Toronto, Ontario · Opened 1999 · Capacity 19,800

Scotiabank Arena

History

Scotiabank Arena sits at the foot of the CN Tower in downtown Toronto, a 19,800-seat arena that serves as the spiritual home of Canadian basketball. Opened in 1999 as the Air Canada Centre, the building replaced the SkyDome (now Rogers Centre) as the Raptors' primary venue and gave the franchise — founded just four years earlier in 1995 — its first dedicated basketball home. The arena also houses the Toronto Maple Leafs of the NHL, creating a dual identity that fills the building nearly every night of the year, but it is the Raptors who have given the arena its most transcendent moments.

For much of its early history, the arena struggled to establish a basketball identity in a hockey-obsessed nation. The Raptors' first decade was a wilderness of losing seasons, front-office dysfunction, and the nagging perception that Toronto was a hockey city tolerating basketball rather than embracing it. The brief Vince Carter era provided spectacular individual moments — his 2000 Slam Dunk Contest performance remains the greatest in the competition's history — but the franchise could not sustain success, and the arena's upper decks were often populated by empty seats and visiting fans.

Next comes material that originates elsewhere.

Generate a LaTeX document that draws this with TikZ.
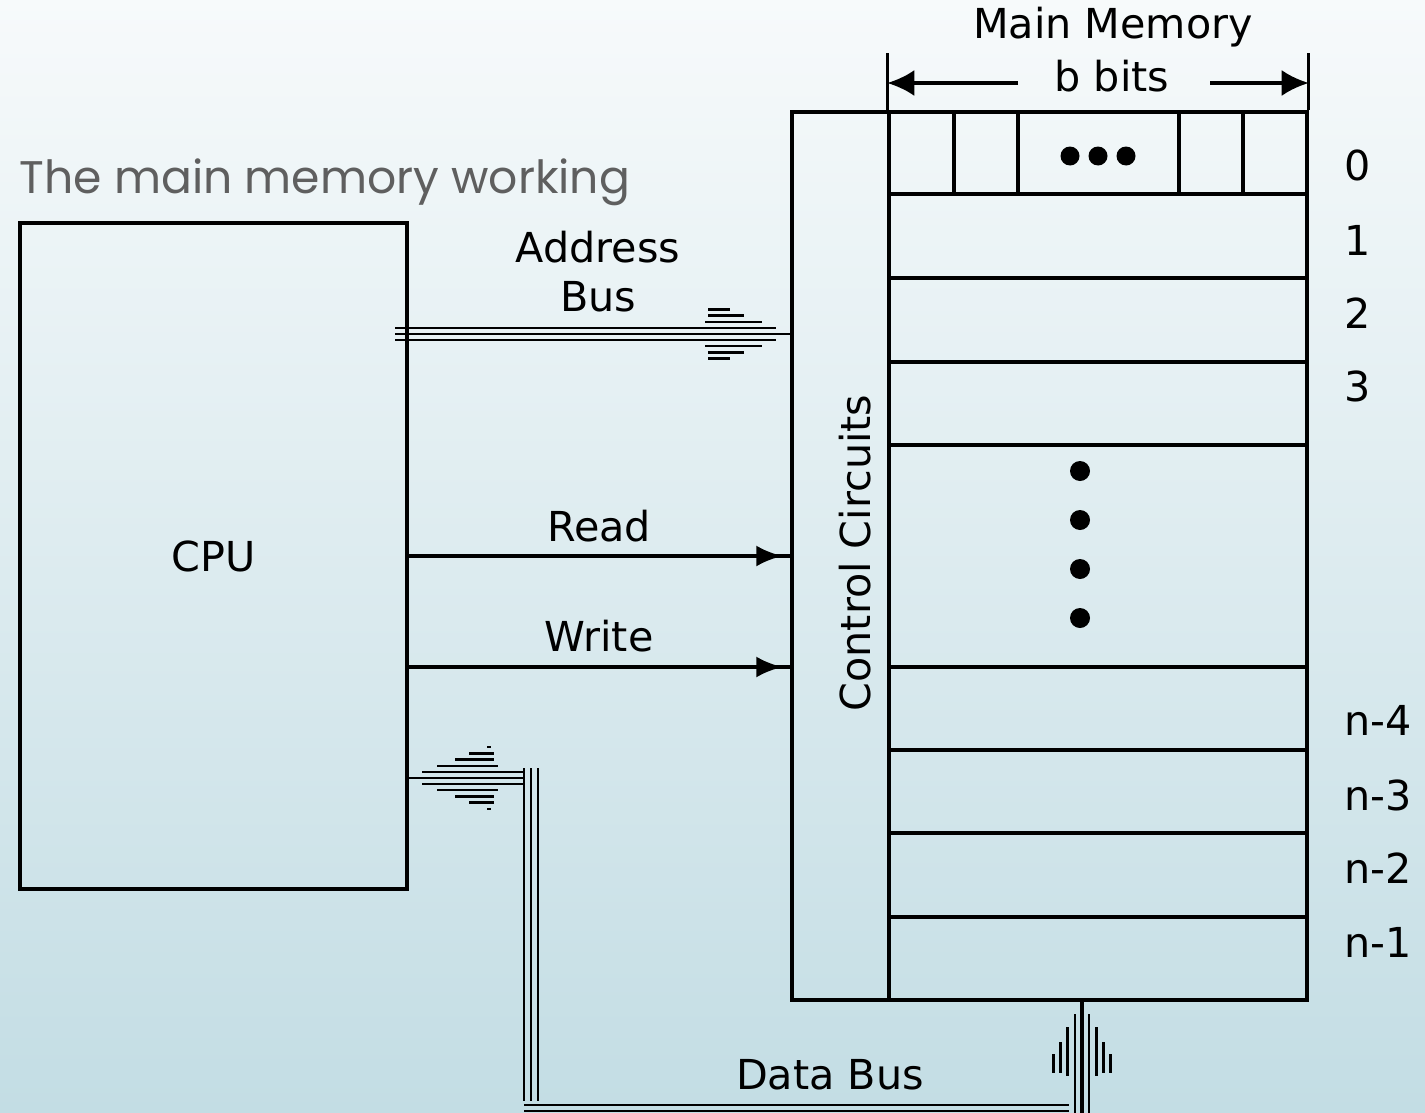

The transformation began gradually, then all at once. The Masai Ujiri era brought competence, ambition, and the "We The North" branding campaign that reframed the franchise's geographic isolation as a source of pride rather than limitation. The arena began to fill. The crowds grew louder. DeMar DeRozan and Kyle Lowry gave the building its modern identity — tough, loyal, perpetually underestimated — and when Ujiri made the audacious gamble to trade DeRozan for Kawhi Leonard in 2018, the arena held its collective breath.

What followed was the single greatest season in Canadian basketball history. Leonard, with his enormous hands and preternatural calm, led the Raptors to the 2019 NBA championship, and Scotiabank Arena became the epicenter of a national celebration. His four-bounce buzzer-beater against Philadelphia in the second round — the ball bouncing on the rim for what felt like an eternity before falling through — is the most iconic moment in the building's history. When the Raptors defeated Golden State in the Finals, the celebration spilled out of the arena and into the streets of downtown Toronto, a hockey city transformed into a basketball city overnight.

Scotiabank Arena endures as the home of "We The North" — a building that carried an entire country's basketball dreams and, for one indelible season, delivered them.